Tuesday, 27 May 2014

Not a blog. Just a little hymn of thanks.

Too busy to blog today. So much work, so few hours. But there is always time to go down to the field and get on the sweet mare. Even a half hour on her dear back acts as a lightning conductor for sanity. We did some thrilling high-energy free-schooling this morning. Whoop, whoop, I cried, as I cantered along with her, running over the green turf with the abandon of a child. Let it rip, I called, and she did, stretching out her strong body, as elemental as her wild ancestors. She was all freedom and power, and yet so responsive and clever that she came to a dead halt from a fast pace the second I stopped moving.

This never ceases to astonish me. It is perhaps the thing about working with thoroughbreds that is the most moving. They hold all the untrammelled wildness of their ancient ancestors, yet their minds are so brilliant that you can teach them to observe the most subtle human invitation. It’s a fascinating conflation of the entirely instinctive and the absolutely artificial. Human commands must be so odd to a horse, and yet they kindly obey them. I come back, time after time, to that willingness, that offering, and it never fails to lift my heart.

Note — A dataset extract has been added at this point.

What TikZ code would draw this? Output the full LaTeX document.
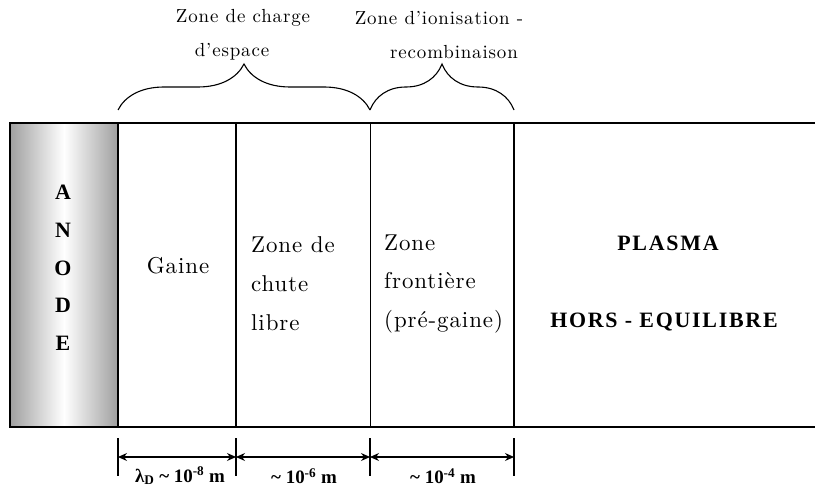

However tense and fretful I am, however stretched, however slightly panicked by all the things I must do, there is always the magical time, each day, with this good horse, as she does things I can hardly believe. She makes me laugh and she makes me proud and she makes me feel worth it. She raises me above the mundane, the quotidian, and takes me into a realm of her own, where none of the stupid small things matter. That is her extraordinary gift.

I never, ever take it for granted.

27 May 1

27 May 2

27 May 3

27 May 5

This is not the most beautifully composed picture I ever took, but I wanted to include it because it shows how dozy and relaxed she is after riding, and after that fast free-school. Common wisdom says a thoroughbred should be all hopped up on adrenaline by all that, and yet she stood dreamily for ten whole minutes whilst I trotted about, taking pictures of her. Low head, easy neck, donkey ears, soft eye, wibbly lip. My happy girl:

27 May 8


  1. One of the things I love about your photos of Red is how they capture exactly the horsiness of her. I haven't been near a horse in years but when I see her I can imagine exactly how she feels, moves, smells... Lovely scribbling as always, Rachel

  2. She looks both so relaxed and alert - esp in the third photo. And we all do our best work in the magic cross over of those two states! Very beautiful photos.